● Task details: Extract the whole listing as it stands. Do not include the pictures.

● Source material:
----
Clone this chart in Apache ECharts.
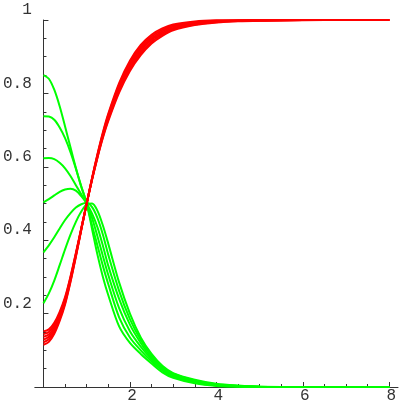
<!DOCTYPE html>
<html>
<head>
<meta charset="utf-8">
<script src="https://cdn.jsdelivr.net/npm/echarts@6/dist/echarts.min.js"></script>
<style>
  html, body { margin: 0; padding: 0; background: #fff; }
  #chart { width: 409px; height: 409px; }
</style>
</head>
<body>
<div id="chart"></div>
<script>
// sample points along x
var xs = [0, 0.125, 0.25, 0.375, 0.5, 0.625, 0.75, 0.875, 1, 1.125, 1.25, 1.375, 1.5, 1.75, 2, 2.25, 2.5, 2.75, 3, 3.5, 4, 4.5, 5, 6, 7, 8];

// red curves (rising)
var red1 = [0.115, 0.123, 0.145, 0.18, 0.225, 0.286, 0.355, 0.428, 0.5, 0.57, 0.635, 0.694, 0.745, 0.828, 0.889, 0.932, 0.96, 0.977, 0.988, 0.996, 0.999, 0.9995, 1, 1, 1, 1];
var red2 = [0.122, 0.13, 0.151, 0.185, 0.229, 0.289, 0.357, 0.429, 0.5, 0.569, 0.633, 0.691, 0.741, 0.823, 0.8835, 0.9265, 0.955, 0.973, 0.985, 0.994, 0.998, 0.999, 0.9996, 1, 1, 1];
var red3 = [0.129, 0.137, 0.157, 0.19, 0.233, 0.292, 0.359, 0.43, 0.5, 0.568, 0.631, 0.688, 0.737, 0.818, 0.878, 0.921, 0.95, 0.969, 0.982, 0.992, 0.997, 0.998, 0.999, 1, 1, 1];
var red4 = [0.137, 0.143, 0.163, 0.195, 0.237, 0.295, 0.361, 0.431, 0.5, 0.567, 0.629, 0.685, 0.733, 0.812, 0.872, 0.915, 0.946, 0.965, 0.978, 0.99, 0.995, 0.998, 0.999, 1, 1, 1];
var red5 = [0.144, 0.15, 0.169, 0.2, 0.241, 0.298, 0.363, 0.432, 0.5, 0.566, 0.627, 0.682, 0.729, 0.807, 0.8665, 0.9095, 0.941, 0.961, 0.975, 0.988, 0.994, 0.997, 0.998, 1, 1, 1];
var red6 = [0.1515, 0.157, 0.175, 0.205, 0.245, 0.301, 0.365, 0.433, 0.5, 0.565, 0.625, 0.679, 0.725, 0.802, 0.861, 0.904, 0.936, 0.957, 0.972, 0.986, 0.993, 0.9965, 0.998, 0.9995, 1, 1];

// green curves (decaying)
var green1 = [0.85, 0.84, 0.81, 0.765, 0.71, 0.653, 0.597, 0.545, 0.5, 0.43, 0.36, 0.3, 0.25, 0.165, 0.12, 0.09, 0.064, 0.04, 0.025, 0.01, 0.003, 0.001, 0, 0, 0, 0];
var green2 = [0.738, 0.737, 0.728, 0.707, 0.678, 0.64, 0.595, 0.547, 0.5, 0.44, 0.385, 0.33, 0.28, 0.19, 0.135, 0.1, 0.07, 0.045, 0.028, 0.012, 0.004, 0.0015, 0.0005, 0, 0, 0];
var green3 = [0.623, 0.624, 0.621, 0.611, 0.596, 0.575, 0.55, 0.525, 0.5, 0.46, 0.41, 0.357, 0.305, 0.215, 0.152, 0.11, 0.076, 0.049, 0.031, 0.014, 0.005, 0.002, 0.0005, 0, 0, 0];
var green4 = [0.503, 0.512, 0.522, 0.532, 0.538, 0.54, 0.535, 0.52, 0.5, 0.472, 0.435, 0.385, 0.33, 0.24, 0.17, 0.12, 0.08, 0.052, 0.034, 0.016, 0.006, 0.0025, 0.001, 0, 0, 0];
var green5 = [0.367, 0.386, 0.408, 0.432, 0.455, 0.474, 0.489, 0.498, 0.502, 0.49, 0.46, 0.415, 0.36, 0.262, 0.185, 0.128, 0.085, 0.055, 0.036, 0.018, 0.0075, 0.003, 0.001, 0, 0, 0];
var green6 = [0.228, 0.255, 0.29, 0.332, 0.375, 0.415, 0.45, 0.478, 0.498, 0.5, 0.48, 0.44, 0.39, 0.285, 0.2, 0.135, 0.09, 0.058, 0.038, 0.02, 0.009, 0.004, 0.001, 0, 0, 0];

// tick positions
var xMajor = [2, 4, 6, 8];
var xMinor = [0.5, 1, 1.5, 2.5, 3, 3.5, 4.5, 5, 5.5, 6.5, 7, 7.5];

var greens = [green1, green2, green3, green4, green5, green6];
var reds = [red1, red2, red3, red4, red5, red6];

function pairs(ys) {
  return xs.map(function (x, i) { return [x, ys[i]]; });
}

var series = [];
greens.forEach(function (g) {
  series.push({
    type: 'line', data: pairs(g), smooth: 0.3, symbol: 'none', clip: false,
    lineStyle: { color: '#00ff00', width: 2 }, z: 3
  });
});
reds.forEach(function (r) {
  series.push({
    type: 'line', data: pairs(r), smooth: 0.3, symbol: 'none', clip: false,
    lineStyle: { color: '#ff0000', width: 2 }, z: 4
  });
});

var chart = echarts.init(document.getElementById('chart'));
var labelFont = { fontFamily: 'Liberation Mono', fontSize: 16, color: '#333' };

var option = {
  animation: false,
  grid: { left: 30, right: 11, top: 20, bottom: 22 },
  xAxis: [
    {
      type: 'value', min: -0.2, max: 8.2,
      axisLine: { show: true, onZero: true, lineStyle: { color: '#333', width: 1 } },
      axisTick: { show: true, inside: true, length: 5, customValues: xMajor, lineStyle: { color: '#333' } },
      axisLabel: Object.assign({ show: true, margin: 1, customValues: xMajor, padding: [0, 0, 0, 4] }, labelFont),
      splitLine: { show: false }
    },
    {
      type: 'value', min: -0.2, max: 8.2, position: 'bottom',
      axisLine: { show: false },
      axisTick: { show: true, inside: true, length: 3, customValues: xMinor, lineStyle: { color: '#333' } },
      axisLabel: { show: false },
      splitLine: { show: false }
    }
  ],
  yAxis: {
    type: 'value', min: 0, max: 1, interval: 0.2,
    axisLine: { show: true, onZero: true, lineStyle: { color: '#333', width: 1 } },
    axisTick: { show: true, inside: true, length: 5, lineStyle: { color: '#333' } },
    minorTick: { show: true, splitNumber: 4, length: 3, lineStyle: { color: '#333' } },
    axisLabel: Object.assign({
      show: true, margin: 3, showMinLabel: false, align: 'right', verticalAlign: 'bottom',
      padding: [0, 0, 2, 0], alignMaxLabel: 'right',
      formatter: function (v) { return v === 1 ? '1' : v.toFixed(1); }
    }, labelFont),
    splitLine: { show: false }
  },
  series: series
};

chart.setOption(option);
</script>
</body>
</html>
----
● Output for this exercise:
Clone this chart in Apache ECharts.
<!DOCTYPE html>
<html>
<head>
<meta charset="utf-8">
<script src="https://cdn.jsdelivr.net/npm/echarts@6/dist/echarts.min.js"></script>
<style>
  html, body { margin: 0; padding: 0; background: #fff; }
  #chart { width: 409px; height: 409px; }
</style>
</head>
<body>
<div id="chart"></div>
<script>
// sample points along x
var xs = [0, 0.125, 0.25, 0.375, 0.5, 0.625, 0.75, 0.875, 1, 1.125, 1.25, 1.375, 1.5, 1.75, 2, 2.25, 2.5, 2.75, 3, 3.5, 4, 4.5, 5, 6, 7, 8];

// red curves (rising)
var red1 = [0.115, 0.123, 0.145, 0.18, 0.225, 0.286, 0.355, 0.428, 0.5, 0.57, 0.635, 0.694, 0.745, 0.828, 0.889, 0.932, 0.96, 0.977, 0.988, 0.996, 0.999, 0.9995, 1, 1, 1, 1];
var red2 = [0.122, 0.13, 0.151, 0.185, 0.229, 0.289, 0.357, 0.429, 0.5, 0.569, 0.633, 0.691, 0.741, 0.823, 0.8835, 0.9265, 0.955, 0.973, 0.985, 0.994, 0.998, 0.999, 0.9996, 1, 1, 1];
var red3 = [0.129, 0.137, 0.157, 0.19, 0.233, 0.292, 0.359, 0.43, 0.5, 0.568, 0.631, 0.688, 0.737, 0.818, 0.878, 0.921, 0.95, 0.969, 0.982, 0.992, 0.997, 0.998, 0.999, 1, 1, 1];
var red4 = [0.137, 0.143, 0.163, 0.195, 0.237, 0.295, 0.361, 0.431, 0.5, 0.567, 0.629, 0.685, 0.733, 0.812, 0.872, 0.915, 0.946, 0.965, 0.978, 0.99, 0.995, 0.998, 0.999, 1, 1, 1];
var red5 = [0.144, 0.15, 0.169, 0.2, 0.241, 0.298, 0.363, 0.432, 0.5, 0.566, 0.627, 0.682, 0.729, 0.807, 0.8665, 0.9095, 0.941, 0.961, 0.975, 0.988, 0.994, 0.997, 0.998, 1, 1, 1];
var red6 = [0.1515, 0.157, 0.175, 0.205, 0.245, 0.301, 0.365, 0.433, 0.5, 0.565, 0.625, 0.679, 0.725, 0.802, 0.861, 0.904, 0.936, 0.957, 0.972, 0.986, 0.993, 0.9965, 0.998, 0.9995, 1, 1];

// green curves (decaying)
var green1 = [0.85, 0.84, 0.81, 0.765, 0.71, 0.653, 0.597, 0.545, 0.5, 0.43, 0.36, 0.3, 0.25, 0.165, 0.12, 0.09, 0.064, 0.04, 0.025, 0.01, 0.003, 0.001, 0, 0, 0, 0];
var green2 = [0.738, 0.737, 0.728, 0.707, 0.678, 0.64, 0.595, 0.547, 0.5, 0.44, 0.385, 0.33, 0.28, 0.19, 0.135, 0.1, 0.07, 0.045, 0.028, 0.012, 0.004, 0.0015, 0.0005, 0, 0, 0];
var green3 = [0.623, 0.624, 0.621, 0.611, 0.596, 0.575, 0.55, 0.525, 0.5, 0.46, 0.41, 0.357, 0.305, 0.215, 0.152, 0.11, 0.076, 0.049, 0.031, 0.014, 0.005, 0.002, 0.0005, 0, 0, 0];
var green4 = [0.503, 0.512, 0.522, 0.532, 0.538, 0.54, 0.535, 0.52, 0.5, 0.472, 0.435, 0.385, 0.33, 0.24, 0.17, 0.12, 0.08, 0.052, 0.034, 0.016, 0.006, 0.0025, 0.001, 0, 0, 0];
var green5 = [0.367, 0.386, 0.408, 0.432, 0.455, 0.474, 0.489, 0.498, 0.502, 0.49, 0.46, 0.415, 0.36, 0.262, 0.185, 0.128, 0.085, 0.055, 0.036, 0.018, 0.0075, 0.003, 0.001, 0, 0, 0];
var green6 = [0.228, 0.255, 0.29, 0.332, 0.375, 0.415, 0.45, 0.478, 0.498, 0.5, 0.48, 0.44, 0.39, 0.285, 0.2, 0.135, 0.09, 0.058, 0.038, 0.02, 0.009, 0.004, 0.001, 0, 0, 0];

// tick positions
var xMajor = [2, 4, 6, 8];
var xMinor = [0.5, 1, 1.5, 2.5, 3, 3.5, 4.5, 5, 5.5, 6.5, 7, 7.5];

var greens = [green1, green2, green3, green4, green5, green6];
var reds = [red1, red2, red3, red4, red5, red6];

function pairs(ys) {
  return xs.map(function (x, i) { return [x, ys[i]]; });
}

var series = [];
greens.forEach(function (g) {
  series.push({
    type: 'line', data: pairs(g), smooth: 0.3, symbol: 'none', clip: false,
    lineStyle: { color: '#00ff00', width: 2 }, z: 3
  });
});
reds.forEach(function (r) {
  series.push({
    type: 'line', data: pairs(r), smooth: 0.3, symbol: 'none', clip: false,
    lineStyle: { color: '#ff0000', width: 2 }, z: 4
  });
});

var chart = echarts.init(document.getElementById('chart'));
var labelFont = { fontFamily: 'Liberation Mono', fontSize: 16, color: '#333' };

var option = {
  animation: false,
  grid: { left: 30, right: 11, top: 20, bottom: 22 },
  xAxis: [
    {
      type: 'value', min: -0.2, max: 8.2,
      axisLine: { show: true, onZero: true, lineStyle: { color: '#333', width: 1 } },
      axisTick: { show: true, inside: true, length: 5, customValues: xMajor, lineStyle: { color: '#333' } },
      axisLabel: Object.assign({ show: true, margin: 1, customValues: xMajor, padding: [0, 0, 0, 4] }, labelFont),
      splitLine: { show: false }
    },
    {
      type: 'value', min: -0.2, max: 8.2, position: 'bottom',
      axisLine: { show: false },
      axisTick: { show: true, inside: true, length: 3, customValues: xMinor, lineStyle: { color: '#333' } },
      axisLabel: { show: false },
      splitLine: { show: false }
    }
  ],
  yAxis: {
    type: 'value', min: 0, max: 1, interval: 0.2,
    axisLine: { show: true, onZero: true, lineStyle: { color: '#333', width: 1 } },
    axisTick: { show: true, inside: true, length: 5, lineStyle: { color: '#333' } },
    minorTick: { show: true, splitNumber: 4, length: 3, lineStyle: { color: '#333' } },
    axisLabel: Object.assign({
      show: true, margin: 3, showMinLabel: false, align: 'right', verticalAlign: 'bottom',
      padding: [0, 0, 2, 0], alignMaxLabel: 'right',
      formatter: function (v) { return v === 1 ? '1' : v.toFixed(1); }
    }, labelFont),
    splitLine: { show: false }
  },
  series: series
};

chart.setOption(option);
</script>
</body>
</html>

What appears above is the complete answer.